====== INFORMATION SUPPLIED

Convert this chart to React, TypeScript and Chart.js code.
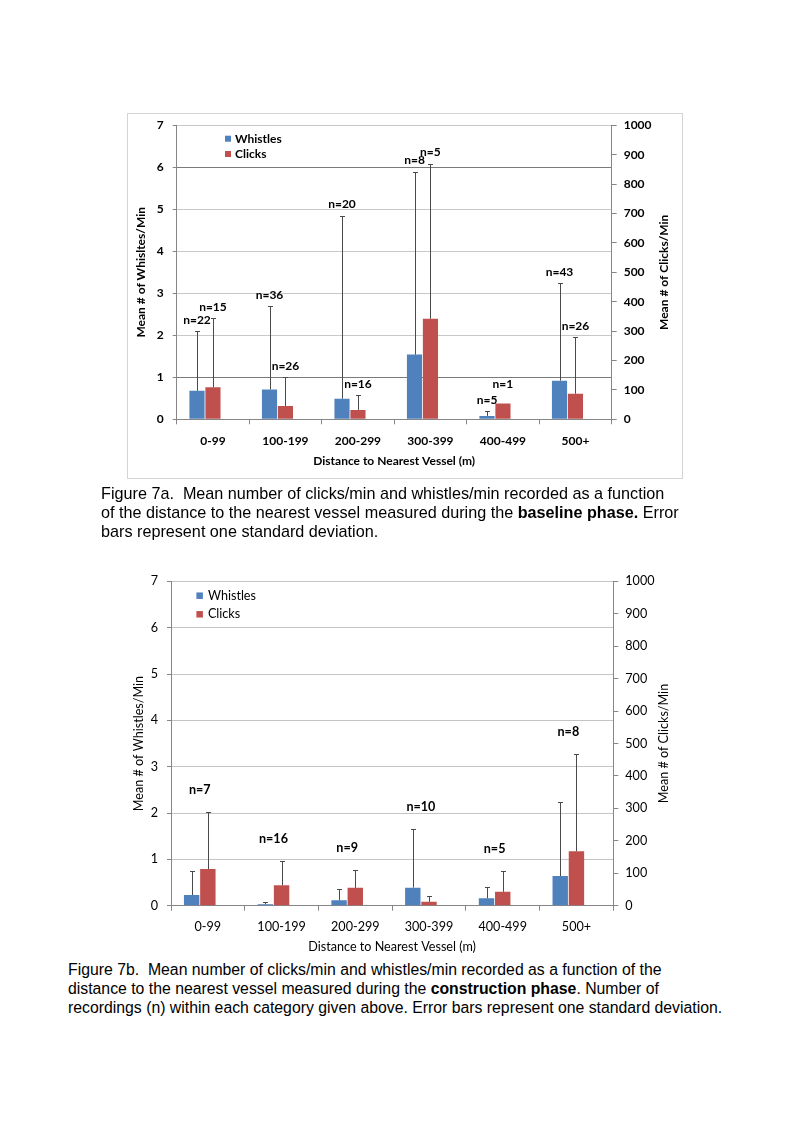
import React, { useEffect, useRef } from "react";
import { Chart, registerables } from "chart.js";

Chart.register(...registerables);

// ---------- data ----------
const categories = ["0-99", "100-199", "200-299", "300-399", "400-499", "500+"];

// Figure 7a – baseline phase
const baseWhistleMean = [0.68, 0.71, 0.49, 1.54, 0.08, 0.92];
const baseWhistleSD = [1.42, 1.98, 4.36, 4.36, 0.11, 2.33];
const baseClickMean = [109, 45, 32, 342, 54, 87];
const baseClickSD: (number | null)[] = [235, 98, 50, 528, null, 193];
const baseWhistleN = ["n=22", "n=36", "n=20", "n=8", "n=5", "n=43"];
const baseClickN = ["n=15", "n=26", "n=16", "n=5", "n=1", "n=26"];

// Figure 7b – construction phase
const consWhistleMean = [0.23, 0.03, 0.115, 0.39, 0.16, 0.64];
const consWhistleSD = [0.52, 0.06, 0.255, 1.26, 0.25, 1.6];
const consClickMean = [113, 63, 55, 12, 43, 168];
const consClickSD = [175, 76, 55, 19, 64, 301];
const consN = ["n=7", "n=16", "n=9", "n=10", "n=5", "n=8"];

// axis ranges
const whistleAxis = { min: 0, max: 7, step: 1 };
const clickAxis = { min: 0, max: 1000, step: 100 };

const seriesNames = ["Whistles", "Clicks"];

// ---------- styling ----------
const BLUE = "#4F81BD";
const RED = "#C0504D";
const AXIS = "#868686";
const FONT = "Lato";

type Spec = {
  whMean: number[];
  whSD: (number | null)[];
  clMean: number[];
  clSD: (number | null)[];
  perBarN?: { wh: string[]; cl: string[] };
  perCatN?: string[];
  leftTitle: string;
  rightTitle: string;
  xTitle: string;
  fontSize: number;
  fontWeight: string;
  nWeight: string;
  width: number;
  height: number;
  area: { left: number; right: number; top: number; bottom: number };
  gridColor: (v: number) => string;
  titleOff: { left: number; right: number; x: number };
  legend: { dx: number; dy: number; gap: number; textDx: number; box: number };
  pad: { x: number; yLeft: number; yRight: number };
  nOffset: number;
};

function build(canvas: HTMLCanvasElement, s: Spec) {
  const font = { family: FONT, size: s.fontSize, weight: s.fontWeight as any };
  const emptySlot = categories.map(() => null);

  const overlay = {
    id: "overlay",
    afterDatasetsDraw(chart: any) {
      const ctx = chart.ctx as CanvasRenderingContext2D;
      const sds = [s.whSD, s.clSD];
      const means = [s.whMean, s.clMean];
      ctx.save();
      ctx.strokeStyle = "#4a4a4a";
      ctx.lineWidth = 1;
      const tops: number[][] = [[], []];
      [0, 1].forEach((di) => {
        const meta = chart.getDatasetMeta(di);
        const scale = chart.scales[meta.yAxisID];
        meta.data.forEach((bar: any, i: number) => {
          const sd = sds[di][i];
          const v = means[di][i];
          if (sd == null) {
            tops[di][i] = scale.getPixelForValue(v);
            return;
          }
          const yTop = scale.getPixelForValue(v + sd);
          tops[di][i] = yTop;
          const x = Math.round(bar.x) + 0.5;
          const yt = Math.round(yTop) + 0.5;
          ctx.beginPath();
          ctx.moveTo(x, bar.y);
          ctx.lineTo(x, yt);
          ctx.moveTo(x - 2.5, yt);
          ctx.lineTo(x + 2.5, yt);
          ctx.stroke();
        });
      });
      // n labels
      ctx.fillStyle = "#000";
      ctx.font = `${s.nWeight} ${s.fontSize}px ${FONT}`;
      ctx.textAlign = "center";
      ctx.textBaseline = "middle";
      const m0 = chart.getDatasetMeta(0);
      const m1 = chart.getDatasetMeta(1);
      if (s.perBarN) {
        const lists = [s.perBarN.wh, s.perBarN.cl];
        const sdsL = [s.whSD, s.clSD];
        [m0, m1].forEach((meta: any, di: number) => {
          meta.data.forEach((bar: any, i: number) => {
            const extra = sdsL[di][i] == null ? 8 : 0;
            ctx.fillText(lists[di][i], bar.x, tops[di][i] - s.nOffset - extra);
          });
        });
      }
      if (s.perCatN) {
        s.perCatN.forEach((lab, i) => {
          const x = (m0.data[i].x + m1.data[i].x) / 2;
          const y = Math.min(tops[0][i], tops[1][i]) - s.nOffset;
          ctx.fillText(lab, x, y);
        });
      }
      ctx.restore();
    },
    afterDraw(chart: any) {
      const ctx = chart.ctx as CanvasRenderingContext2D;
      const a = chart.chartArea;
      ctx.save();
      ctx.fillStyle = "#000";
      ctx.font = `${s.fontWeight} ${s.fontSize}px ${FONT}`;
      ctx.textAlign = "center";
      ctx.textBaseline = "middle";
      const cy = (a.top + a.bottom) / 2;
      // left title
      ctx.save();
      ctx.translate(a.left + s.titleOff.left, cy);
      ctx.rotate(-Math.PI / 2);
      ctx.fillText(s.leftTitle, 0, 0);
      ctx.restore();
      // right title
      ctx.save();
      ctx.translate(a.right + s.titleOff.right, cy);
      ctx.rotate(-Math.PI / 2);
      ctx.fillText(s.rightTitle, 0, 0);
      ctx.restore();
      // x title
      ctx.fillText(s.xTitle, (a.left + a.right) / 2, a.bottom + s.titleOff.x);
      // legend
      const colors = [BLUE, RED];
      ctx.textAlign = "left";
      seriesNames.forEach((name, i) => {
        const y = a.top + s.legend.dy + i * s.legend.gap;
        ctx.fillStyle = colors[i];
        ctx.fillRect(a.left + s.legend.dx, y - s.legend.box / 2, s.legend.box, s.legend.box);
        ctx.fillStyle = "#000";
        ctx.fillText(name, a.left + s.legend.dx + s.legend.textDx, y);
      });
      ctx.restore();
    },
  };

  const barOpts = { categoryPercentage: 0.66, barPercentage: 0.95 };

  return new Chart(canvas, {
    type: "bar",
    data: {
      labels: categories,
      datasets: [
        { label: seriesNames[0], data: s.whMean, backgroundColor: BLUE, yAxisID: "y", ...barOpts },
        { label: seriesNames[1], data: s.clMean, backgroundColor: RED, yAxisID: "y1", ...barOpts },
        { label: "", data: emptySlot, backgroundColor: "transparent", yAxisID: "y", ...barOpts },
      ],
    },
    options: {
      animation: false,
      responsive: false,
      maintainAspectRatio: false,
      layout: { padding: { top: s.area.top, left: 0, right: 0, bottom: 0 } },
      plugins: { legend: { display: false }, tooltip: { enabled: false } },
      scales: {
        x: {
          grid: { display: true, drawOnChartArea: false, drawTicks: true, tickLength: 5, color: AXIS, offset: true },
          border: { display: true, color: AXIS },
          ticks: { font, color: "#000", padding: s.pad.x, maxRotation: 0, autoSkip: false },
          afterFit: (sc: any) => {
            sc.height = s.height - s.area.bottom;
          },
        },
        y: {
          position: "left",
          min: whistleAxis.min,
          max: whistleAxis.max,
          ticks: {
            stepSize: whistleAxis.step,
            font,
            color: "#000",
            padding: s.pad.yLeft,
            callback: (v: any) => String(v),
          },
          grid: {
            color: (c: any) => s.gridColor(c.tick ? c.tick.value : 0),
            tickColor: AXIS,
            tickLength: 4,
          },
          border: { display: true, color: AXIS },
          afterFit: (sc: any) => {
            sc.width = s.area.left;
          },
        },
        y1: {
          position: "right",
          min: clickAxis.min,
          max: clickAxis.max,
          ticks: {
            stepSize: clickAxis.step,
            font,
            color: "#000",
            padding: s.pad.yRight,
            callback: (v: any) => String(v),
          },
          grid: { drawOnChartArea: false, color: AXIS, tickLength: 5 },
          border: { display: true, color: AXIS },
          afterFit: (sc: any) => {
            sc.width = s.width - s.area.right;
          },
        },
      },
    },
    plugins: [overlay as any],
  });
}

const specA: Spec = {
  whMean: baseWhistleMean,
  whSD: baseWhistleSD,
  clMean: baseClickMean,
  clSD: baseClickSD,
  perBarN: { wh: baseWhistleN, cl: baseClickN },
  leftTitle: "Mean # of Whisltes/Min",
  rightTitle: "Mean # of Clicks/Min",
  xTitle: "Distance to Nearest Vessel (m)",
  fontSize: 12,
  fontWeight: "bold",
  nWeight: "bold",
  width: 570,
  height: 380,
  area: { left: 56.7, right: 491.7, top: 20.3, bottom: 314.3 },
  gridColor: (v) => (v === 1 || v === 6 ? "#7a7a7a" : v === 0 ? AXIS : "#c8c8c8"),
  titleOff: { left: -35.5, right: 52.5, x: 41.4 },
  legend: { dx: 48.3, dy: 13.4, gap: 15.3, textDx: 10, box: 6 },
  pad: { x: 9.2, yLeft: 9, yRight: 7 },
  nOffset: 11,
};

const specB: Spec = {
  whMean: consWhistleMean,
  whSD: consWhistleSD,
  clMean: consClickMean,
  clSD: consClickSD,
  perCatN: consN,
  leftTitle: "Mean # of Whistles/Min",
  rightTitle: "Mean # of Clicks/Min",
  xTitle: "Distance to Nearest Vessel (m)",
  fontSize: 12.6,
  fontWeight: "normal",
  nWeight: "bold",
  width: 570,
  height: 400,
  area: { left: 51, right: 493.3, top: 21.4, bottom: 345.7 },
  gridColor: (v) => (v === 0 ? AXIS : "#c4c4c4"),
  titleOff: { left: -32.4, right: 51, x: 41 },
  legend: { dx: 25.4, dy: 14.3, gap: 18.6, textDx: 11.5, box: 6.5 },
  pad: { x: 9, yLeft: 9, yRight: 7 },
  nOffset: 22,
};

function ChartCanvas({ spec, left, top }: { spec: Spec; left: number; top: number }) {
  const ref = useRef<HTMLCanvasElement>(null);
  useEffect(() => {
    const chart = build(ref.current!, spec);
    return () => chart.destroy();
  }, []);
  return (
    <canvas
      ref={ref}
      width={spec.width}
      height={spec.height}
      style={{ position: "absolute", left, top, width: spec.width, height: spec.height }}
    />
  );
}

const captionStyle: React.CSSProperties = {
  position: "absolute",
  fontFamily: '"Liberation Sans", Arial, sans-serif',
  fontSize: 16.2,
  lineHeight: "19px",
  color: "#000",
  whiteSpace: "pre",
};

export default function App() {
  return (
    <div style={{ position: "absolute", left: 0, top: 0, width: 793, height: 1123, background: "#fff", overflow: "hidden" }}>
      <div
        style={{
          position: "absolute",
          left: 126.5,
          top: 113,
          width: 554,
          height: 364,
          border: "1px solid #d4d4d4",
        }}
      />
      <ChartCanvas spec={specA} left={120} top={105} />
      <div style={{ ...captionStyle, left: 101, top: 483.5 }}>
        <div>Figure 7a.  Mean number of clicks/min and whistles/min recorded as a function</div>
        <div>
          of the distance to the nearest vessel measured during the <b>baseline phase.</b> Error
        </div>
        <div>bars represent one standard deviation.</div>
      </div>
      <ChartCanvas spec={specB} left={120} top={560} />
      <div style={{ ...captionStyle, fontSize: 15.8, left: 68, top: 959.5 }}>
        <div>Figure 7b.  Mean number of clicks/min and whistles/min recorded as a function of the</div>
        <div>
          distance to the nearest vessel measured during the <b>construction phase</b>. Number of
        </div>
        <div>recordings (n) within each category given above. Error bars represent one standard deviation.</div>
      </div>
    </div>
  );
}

============

→ **WHAT TO WORK ON**:
Reproduce the material above exactly, first line through the line that contains "const emptySlot = categories.map(()", minus the pictures.

→ **FINAL RESULT**:
Convert this chart to React, TypeScript and Chart.js code.
import React, { useEffect, useRef } from "react";
import { Chart, registerables } from "chart.js";

Chart.register(...registerables);

// ---------- data ----------
const categories = ["0-99", "100-199", "200-299", "300-399", "400-499", "500+"];

// Figure 7a – baseline phase
const baseWhistleMean = [0.68, 0.71, 0.49, 1.54, 0.08, 0.92];
const baseWhistleSD = [1.42, 1.98, 4.36, 4.36, 0.11, 2.33];
const baseClickMean = [109, 45, 32, 342, 54, 87];
const baseClickSD: (number | null)[] = [235, 98, 50, 528, null, 193];
const baseWhistleN = ["n=22", "n=36", "n=20", "n=8", "n=5", "n=43"];
const baseClickN = ["n=15", "n=26", "n=16", "n=5", "n=1", "n=26"];

// Figure 7b – construction phase
const consWhistleMean = [0.23, 0.03, 0.115, 0.39, 0.16, 0.64];
const consWhistleSD = [0.52, 0.06, 0.255, 1.26, 0.25, 1.6];
const consClickMean = [113, 63, 55, 12, 43, 168];
const consClickSD = [175, 76, 55, 19, 64, 301];
const consN = ["n=7", "n=16", "n=9", "n=10", "n=5", "n=8"];

// axis ranges
const whistleAxis = { min: 0, max: 7, step: 1 };
const clickAxis = { min: 0, max: 1000, step: 100 };

const seriesNames = ["Whistles", "Clicks"];

// ---------- styling ----------
const BLUE = "#4F81BD";
const RED = "#C0504D";
const AXIS = "#868686";
const FONT = "Lato";

type Spec = {
  whMean: number[];
  whSD: (number | null)[];
  clMean: number[];
  clSD: (number | null)[];
  perBarN?: { wh: string[]; cl: string[] };
  perCatN?: string[];
  leftTitle: string;
  rightTitle: string;
  xTitle: string;
  fontSize: number;
  fontWeight: string;
  nWeight: string;
  width: number;
  height: number;
  area: { left: number; right: number; top: number; bottom: number };
  gridColor: (v: number) => string;
  titleOff: { left: number; right: number; x: number };
  legend: { dx: number; dy: number; gap: number; textDx: number; box: number };
  pad: { x: number; yLeft: number; yRight: number };
  nOffset: number;
};

function build(canvas: HTMLCanvasElement, s: Spec) {
  const font = { family: FONT, size: s.fontSize, weight: s.fontWeight as any };
  const emptySlot = categories.map(() => null);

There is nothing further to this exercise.